**Task directions:** Drop the pictures and give back word for word the lines from the line holding "What matplotlib code" to the line holding "hist_values = [0.665, 0.665, 0.665, 0.665]", both included.

**Material supplied:**
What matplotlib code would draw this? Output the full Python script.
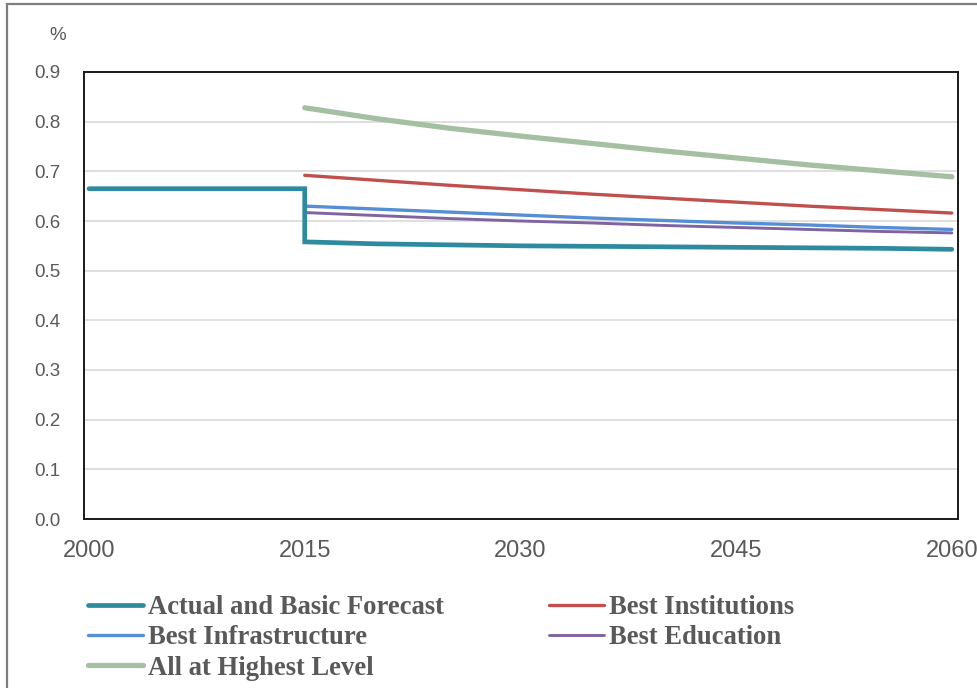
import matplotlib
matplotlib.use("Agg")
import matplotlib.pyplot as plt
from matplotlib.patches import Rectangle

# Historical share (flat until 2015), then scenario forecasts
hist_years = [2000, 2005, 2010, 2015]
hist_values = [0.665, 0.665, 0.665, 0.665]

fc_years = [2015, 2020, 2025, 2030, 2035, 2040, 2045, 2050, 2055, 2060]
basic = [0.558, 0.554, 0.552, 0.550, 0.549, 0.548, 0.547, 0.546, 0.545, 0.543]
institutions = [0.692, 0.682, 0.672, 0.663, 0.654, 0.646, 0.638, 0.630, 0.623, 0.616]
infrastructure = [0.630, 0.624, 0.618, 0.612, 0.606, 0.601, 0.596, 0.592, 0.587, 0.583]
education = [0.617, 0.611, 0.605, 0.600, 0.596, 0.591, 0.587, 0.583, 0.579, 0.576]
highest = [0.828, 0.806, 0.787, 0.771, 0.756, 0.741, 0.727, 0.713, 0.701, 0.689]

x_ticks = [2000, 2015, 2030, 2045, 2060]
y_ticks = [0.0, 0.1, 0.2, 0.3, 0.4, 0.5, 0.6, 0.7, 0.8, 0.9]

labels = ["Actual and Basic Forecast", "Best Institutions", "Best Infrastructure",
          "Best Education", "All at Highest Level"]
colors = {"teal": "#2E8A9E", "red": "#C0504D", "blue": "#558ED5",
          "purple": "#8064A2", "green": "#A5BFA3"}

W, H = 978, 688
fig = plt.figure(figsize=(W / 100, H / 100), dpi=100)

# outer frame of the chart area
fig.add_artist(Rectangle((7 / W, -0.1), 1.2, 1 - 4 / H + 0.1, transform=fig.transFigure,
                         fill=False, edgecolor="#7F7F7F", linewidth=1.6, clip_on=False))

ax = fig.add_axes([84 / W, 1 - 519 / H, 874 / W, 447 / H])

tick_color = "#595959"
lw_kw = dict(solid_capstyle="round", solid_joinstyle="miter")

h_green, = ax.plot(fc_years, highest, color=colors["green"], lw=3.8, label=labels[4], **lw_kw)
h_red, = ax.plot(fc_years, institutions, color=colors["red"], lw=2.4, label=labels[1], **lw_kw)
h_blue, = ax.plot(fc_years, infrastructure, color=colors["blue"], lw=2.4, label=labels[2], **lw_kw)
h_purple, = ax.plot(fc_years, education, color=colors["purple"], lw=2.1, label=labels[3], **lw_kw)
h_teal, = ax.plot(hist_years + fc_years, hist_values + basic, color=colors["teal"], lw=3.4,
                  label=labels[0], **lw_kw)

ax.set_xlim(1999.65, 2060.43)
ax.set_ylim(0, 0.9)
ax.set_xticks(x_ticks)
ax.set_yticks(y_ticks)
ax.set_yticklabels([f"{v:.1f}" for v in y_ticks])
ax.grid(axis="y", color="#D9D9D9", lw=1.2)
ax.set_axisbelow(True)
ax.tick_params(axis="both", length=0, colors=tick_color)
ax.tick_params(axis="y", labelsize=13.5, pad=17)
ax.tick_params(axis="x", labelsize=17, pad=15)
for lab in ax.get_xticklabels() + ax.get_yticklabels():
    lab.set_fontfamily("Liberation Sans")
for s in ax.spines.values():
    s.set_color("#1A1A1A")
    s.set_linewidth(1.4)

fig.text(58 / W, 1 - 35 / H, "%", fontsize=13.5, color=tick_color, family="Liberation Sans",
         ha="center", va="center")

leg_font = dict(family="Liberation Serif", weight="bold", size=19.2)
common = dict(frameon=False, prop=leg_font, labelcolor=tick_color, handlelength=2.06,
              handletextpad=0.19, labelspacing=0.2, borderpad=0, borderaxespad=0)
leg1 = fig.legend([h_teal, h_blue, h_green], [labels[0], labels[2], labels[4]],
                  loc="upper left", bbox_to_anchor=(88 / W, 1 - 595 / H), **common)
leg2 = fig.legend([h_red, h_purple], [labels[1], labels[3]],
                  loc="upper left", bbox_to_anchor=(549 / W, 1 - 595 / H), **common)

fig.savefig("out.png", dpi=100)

* * *

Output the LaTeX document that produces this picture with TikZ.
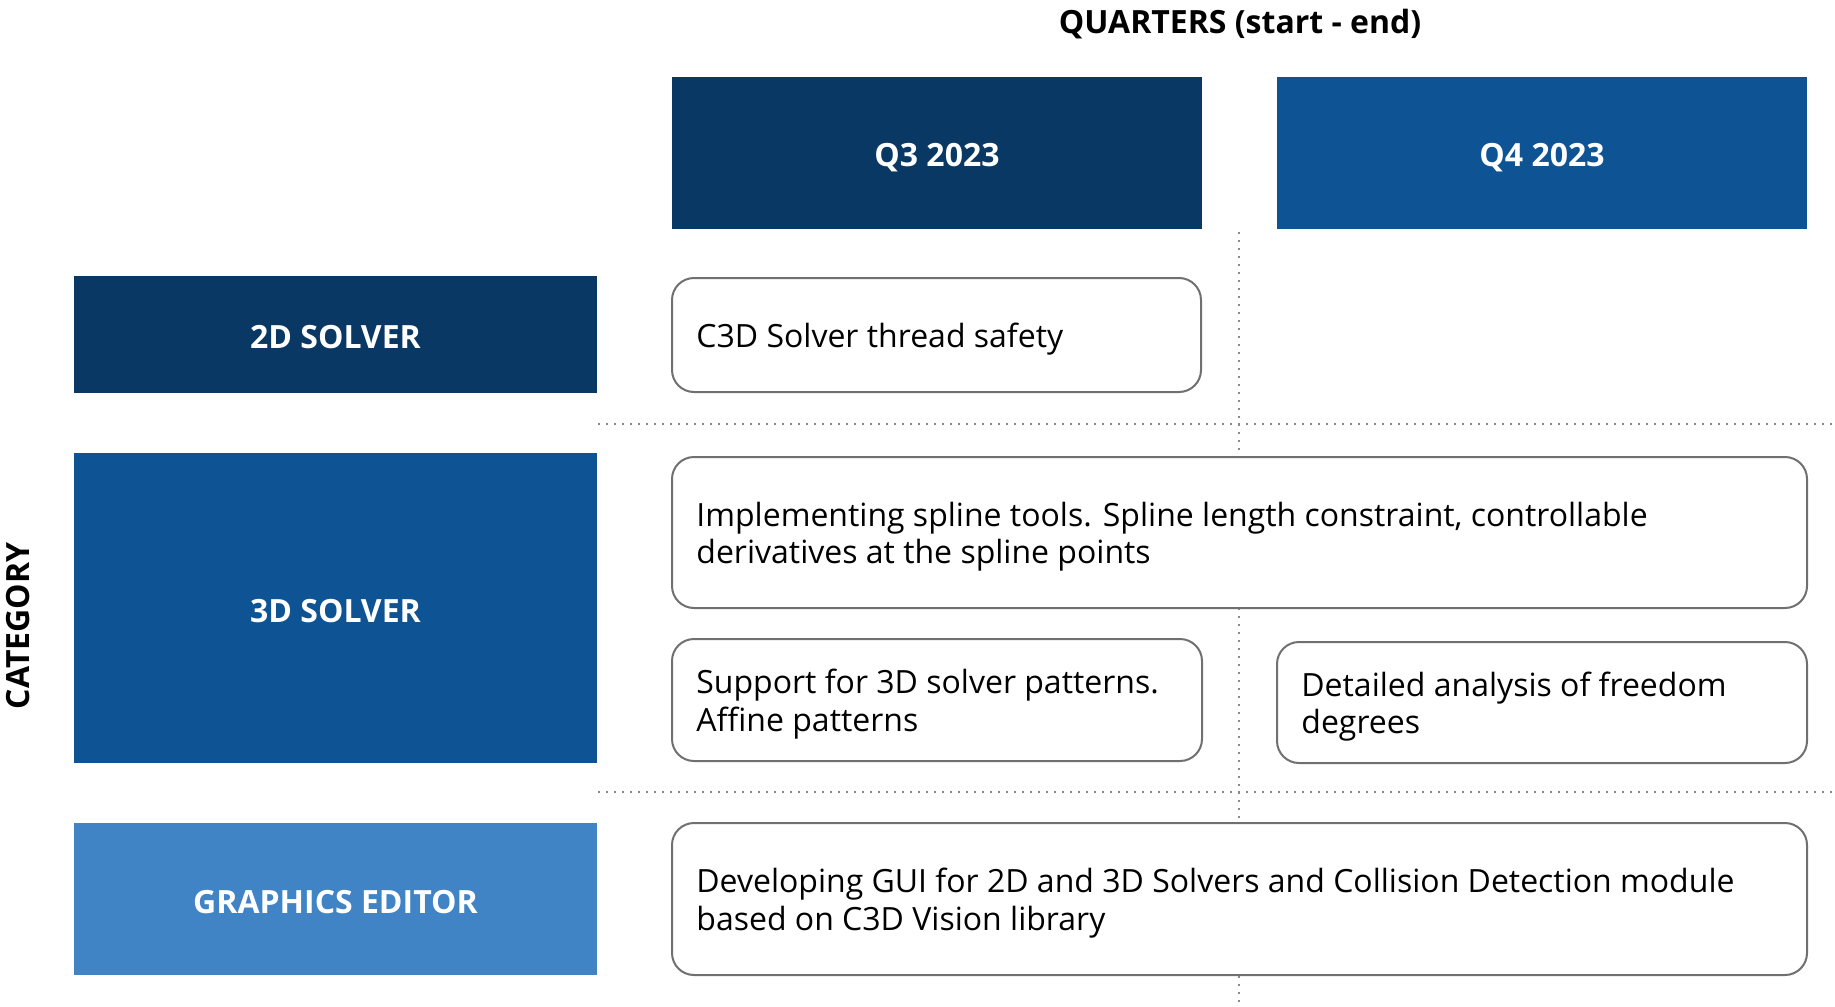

**Result below:**
What matplotlib code would draw this? Output the full Python script.
import matplotlib
matplotlib.use("Agg")
import matplotlib.pyplot as plt
from matplotlib.patches import Rectangle

# Historical share (flat until 2015), then scenario forecasts
hist_years = [2000, 2005, 2010, 2015]
hist_values = [0.665, 0.665, 0.665, 0.665]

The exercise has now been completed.